§ **EXERCISE DESCRIPTION**
Copy nothing but the text: reproduce each line of the listing exactly and leave the pictures out.
++++
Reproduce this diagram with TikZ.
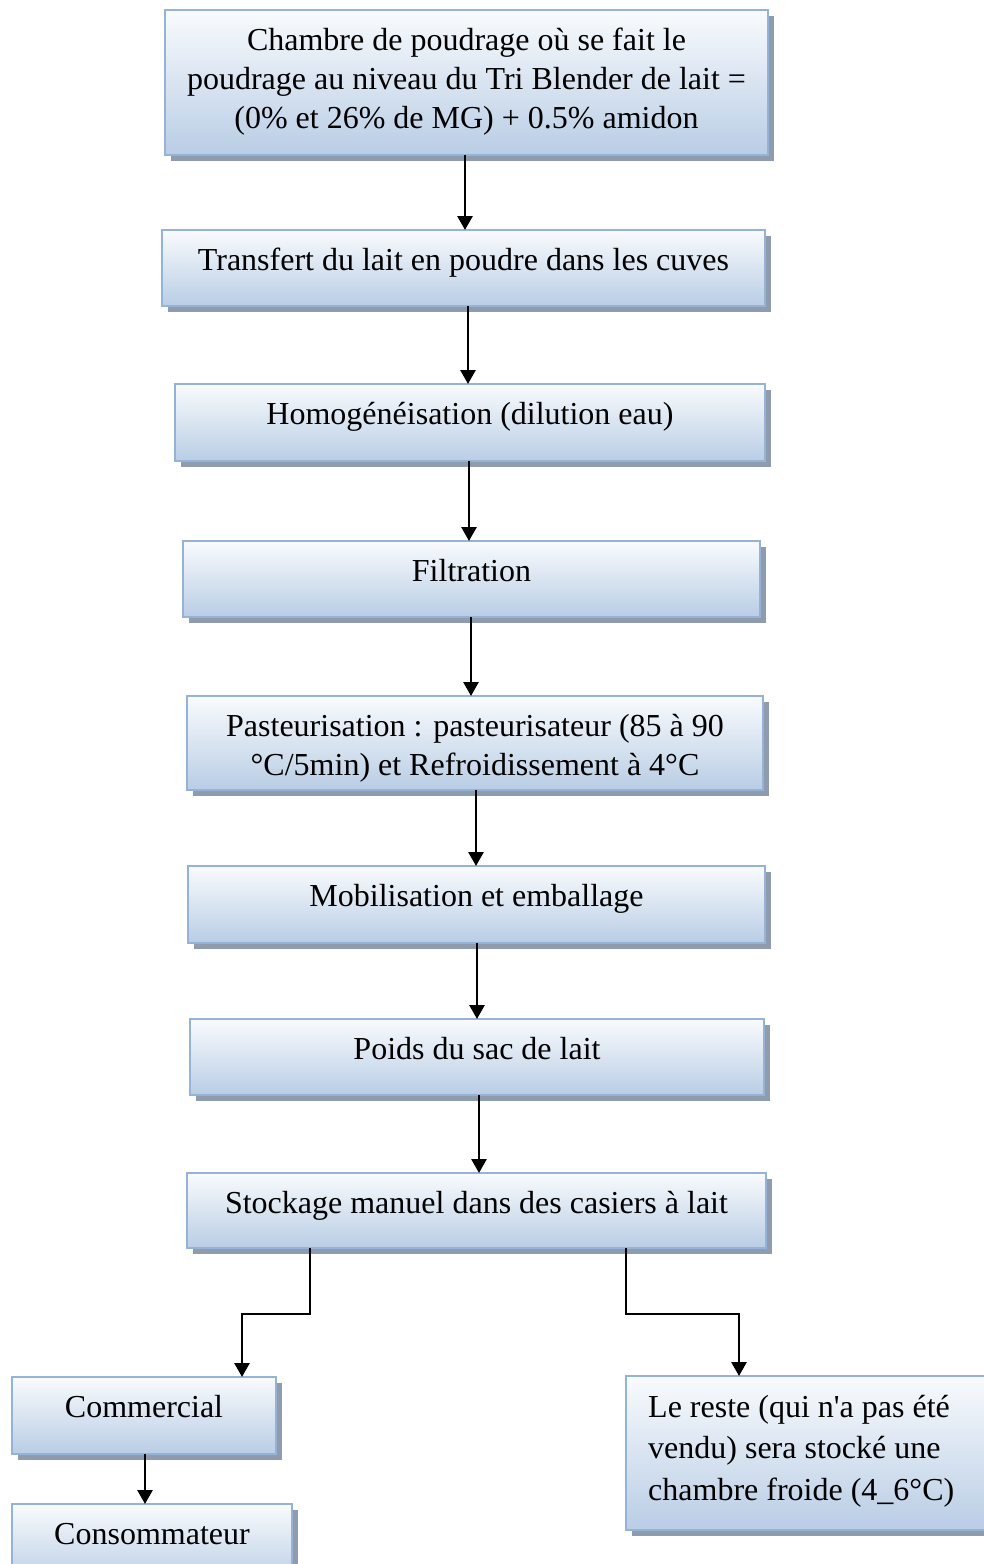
\documentclass[tikz,border=0pt]{standalone}
\usepackage{fontspec}
\setmainfont{Liberation Serif}
\usetikzlibrary{shadows,arrows.meta}
\definecolor{boxtop}{HTML}{F9FBFD}
\definecolor{boxbot}{HTML}{B9CDE5}
\definecolor{boxline}{HTML}{95B3D7}
\definecolor{boxshade}{HTML}{8E9CAE}
\tikzset{
  stepbox/.style={rectangle, anchor=north west, inner sep=0pt, outer sep=0pt,
    draw=boxline, line width=2.5pt, top color=boxtop, bottom color=boxbot,
    drop shadow={shadow xshift=6pt, shadow yshift=-6pt, fill=boxshade, opacity=1}},
  steptext/.style={anchor=north, inner sep=0pt, align=center,
    font=\fontsize{32}{39}\selectfont},
  lefttext/.style={anchor=north west, inner sep=0pt, align=left,
    font=\fontsize{32}{41.5}\selectfont},
  arr/.style={line width=2.8pt, -{Triangle[length=14pt,width=15pt]}}
}
\newcommand{\tstrut}{\rule{0pt}{26pt}}
\begin{document}
\begin{tikzpicture}[x=1pt,y=-1pt]
\useasboundingbox (0,0) rectangle (984,1564);
\clip (0,0) rectangle (984,1564);

% process boxes
\node[stepbox, minimum width=603pt, minimum height=145pt] (b1) at (165,10) {};
\node[stepbox, minimum width=603pt, minimum height=76pt] (b2) at (162,230) {};
\node[stepbox, minimum width=590pt, minimum height=77pt] (b3) at (175,384) {};
\node[stepbox, minimum width=577pt, minimum height=76pt] (b4) at (183,541) {};
\node[stepbox, minimum width=576pt, minimum height=94pt] (b5) at (187,696) {};
\node[stepbox, minimum width=577pt, minimum height=77pt] (b6) at (188,866) {};
\node[stepbox, minimum width=574pt, minimum height=76pt] (b7) at (190,1019) {};
\node[stepbox, minimum width=579pt, minimum height=75pt] (b8) at (187,1173) {};
\node[stepbox, minimum width=264pt, minimum height=77pt] (cm) at (12,1377) {};
\node[stepbox, minimum width=280pt, minimum height=80pt] (cs) at (12,1504) {};
\node[stepbox, minimum width=364pt, minimum height=154pt] (rs) at (626,1376) {};

% box texts
\node[steptext] (t1) at ([yshift=-14pt]b1.north) {\tstrut Chambre de poudrage où se fait le\\
  poudrage au niveau du Tri Blender de lait =\\ (0\% et 26\% de MG) + 0.5\% amidon};
\node[steptext] (t2) at ([yshift=-14pt]b2.north) {\tstrut Transfert du lait en poudre dans les cuves};
\node[steptext] (t3) at ([yshift=-14pt]b3.north) {\tstrut Homogénéisation (dilution eau)};
\node[steptext] (t4) at ([yshift=-14pt]b4.north) {\tstrut Filtration};
\node[steptext] (t5) at ([yshift=-14pt]b5.north) {\tstrut Pasteurisation : pasteurisateur (85 à 90\\
  °C/5min) et Refroidissement à 4°C};
\node[steptext] (t6) at ([yshift=-14pt]b6.north) {\tstrut Mobilisation et emballage};
\node[steptext] (t7) at ([yshift=-14pt]b7.north) {\tstrut Poids du sac de lait};
\node[steptext] (t8) at ([yshift=-14pt]b8.north) {\tstrut Stockage manuel dans des casiers à lait};
\node[steptext] (tcm) at ([yshift=-14pt]cm.north) {\tstrut Commercial};
\node[steptext] (tcs) at ([yshift=-14pt]cs.north) {\tstrut Consommateur};
\node[lefttext] (trs) at ([xshift=22pt,yshift=-15pt]rs.north west) {\tstrut Le reste (qui n\textquotesingle a pas été\\
  vendu) sera stocké une\\ chambre froide (4\_6°C)};

% arrow columns
\coordinate (a12) at (465,0);
\coordinate (a23) at (468,0);
\coordinate (a34) at (469,0);
\coordinate (a45) at (471,0);
\coordinate (a56) at (476,0);
\coordinate (a67) at (477,0);
\coordinate (a78) at (479,0);
\coordinate (acs) at (145,0);
\coordinate (jL1) at (310,1314);
\coordinate (jL2) at (242,1314);
\coordinate (jR1) at (626,1314);
\coordinate (jR2) at (739,1314);

% connectors
\draw[arr] (b1.south -| a12) -- (b2.north -| a12);
\draw[arr] (b2.south -| a23) -- (b3.north -| a23);
\draw[arr] (b3.south -| a34) -- (b4.north -| a34);
\draw[arr] (b4.south -| a45) -- (b5.north -| a45);
\draw[arr] (b5.south -| a56) -- (b6.north -| a56);
\draw[arr] (b6.south -| a67) -- (b7.north -| a67);
\draw[arr] (b7.south -| a78) -- (b8.north -| a78);
\draw[arr] (b8.south -| jL1) -- (jL1) -- (jL2) -- (cm.north -| jL2);
\draw[arr] (b8.south -| jR1) -- (jR1) -- (jR2) -- (rs.north -| jR2);
\draw[arr] (cm.south -| acs) -- (cs.north -| acs);
\end{tikzpicture}
\end{document}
++++
§ **WRITTEN SOLUTION**
Reproduce this diagram with TikZ.
\documentclass[tikz,border=0pt]{standalone}
\usepackage{fontspec}
\setmainfont{Liberation Serif}
\usetikzlibrary{shadows,arrows.meta}
\definecolor{boxtop}{HTML}{F9FBFD}
\definecolor{boxbot}{HTML}{B9CDE5}
\definecolor{boxline}{HTML}{95B3D7}
\definecolor{boxshade}{HTML}{8E9CAE}
\tikzset{
  stepbox/.style={rectangle, anchor=north west, inner sep=0pt, outer sep=0pt,
    draw=boxline, line width=2.5pt, top color=boxtop, bottom color=boxbot,
    drop shadow={shadow xshift=6pt, shadow yshift=-6pt, fill=boxshade, opacity=1}},
  steptext/.style={anchor=north, inner sep=0pt, align=center,
    font=\fontsize{32}{39}\selectfont},
  lefttext/.style={anchor=north west, inner sep=0pt, align=left,
    font=\fontsize{32}{41.5}\selectfont},
  arr/.style={line width=2.8pt, -{Triangle[length=14pt,width=15pt]}}
}
\newcommand{\tstrut}{\rule{0pt}{26pt}}
\begin{document}
\begin{tikzpicture}[x=1pt,y=-1pt]
\useasboundingbox (0,0) rectangle (984,1564);
\clip (0,0) rectangle (984,1564);

% process boxes
\node[stepbox, minimum width=603pt, minimum height=145pt] (b1) at (165,10) {};
\node[stepbox, minimum width=603pt, minimum height=76pt] (b2) at (162,230) {};
\node[stepbox, minimum width=590pt, minimum height=77pt] (b3) at (175,384) {};
\node[stepbox, minimum width=577pt, minimum height=76pt] (b4) at (183,541) {};
\node[stepbox, minimum width=576pt, minimum height=94pt] (b5) at (187,696) {};
\node[stepbox, minimum width=577pt, minimum height=77pt] (b6) at (188,866) {};
\node[stepbox, minimum width=574pt, minimum height=76pt] (b7) at (190,1019) {};
\node[stepbox, minimum width=579pt, minimum height=75pt] (b8) at (187,1173) {};
\node[stepbox, minimum width=264pt, minimum height=77pt] (cm) at (12,1377) {};
\node[stepbox, minimum width=280pt, minimum height=80pt] (cs) at (12,1504) {};
\node[stepbox, minimum width=364pt, minimum height=154pt] (rs) at (626,1376) {};

% box texts
\node[steptext] (t1) at ([yshift=-14pt]b1.north) {\tstrut Chambre de poudrage où se fait le\\
  poudrage au niveau du Tri Blender de lait =\\ (0\% et 26\% de MG) + 0.5\% amidon};
\node[steptext] (t2) at ([yshift=-14pt]b2.north) {\tstrut Transfert du lait en poudre dans les cuves};
\node[steptext] (t3) at ([yshift=-14pt]b3.north) {\tstrut Homogénéisation (dilution eau)};
\node[steptext] (t4) at ([yshift=-14pt]b4.north) {\tstrut Filtration};
\node[steptext] (t5) at ([yshift=-14pt]b5.north) {\tstrut Pasteurisation : pasteurisateur (85 à 90\\
  °C/5min) et Refroidissement à 4°C};
\node[steptext] (t6) at ([yshift=-14pt]b6.north) {\tstrut Mobilisation et emballage};
\node[steptext] (t7) at ([yshift=-14pt]b7.north) {\tstrut Poids du sac de lait};
\node[steptext] (t8) at ([yshift=-14pt]b8.north) {\tstrut Stockage manuel dans des casiers à lait};
\node[steptext] (tcm) at ([yshift=-14pt]cm.north) {\tstrut Commercial};
\node[steptext] (tcs) at ([yshift=-14pt]cs.north) {\tstrut Consommateur};
\node[lefttext] (trs) at ([xshift=22pt,yshift=-15pt]rs.north west) {\tstrut Le reste (qui n\textquotesingle a pas été\\
  vendu) sera stocké une\\ chambre froide (4\_6°C)};

% arrow columns
\coordinate (a12) at (465,0);
\coordinate (a23) at (468,0);
\coordinate (a34) at (469,0);
\coordinate (a45) at (471,0);
\coordinate (a56) at (476,0);
\coordinate (a67) at (477,0);
\coordinate (a78) at (479,0);
\coordinate (acs) at (145,0);
\coordinate (jL1) at (310,1314);
\coordinate (jL2) at (242,1314);
\coordinate (jR1) at (626,1314);
\coordinate (jR2) at (739,1314);

% connectors
\draw[arr] (b1.south -| a12) -- (b2.north -| a12);
\draw[arr] (b2.south -| a23) -- (b3.north -| a23);
\draw[arr] (b3.south -| a34) -- (b4.north -| a34);
\draw[arr] (b4.south -| a45) -- (b5.north -| a45);
\draw[arr] (b5.south -| a56) -- (b6.north -| a56);
\draw[arr] (b6.south -| a67) -- (b7.north -| a67);
\draw[arr] (b7.south -| a78) -- (b8.north -| a78);
\draw[arr] (b8.south -| jL1) -- (jL1) -- (jL2) -- (cm.north -| jL2);
\draw[arr] (b8.south -| jR1) -- (jR1) -- (jR2) -- (rs.north -| jR2);
\draw[arr] (cm.south -| acs) -- (cs.north -| acs);
\end{tikzpicture}
\end{document}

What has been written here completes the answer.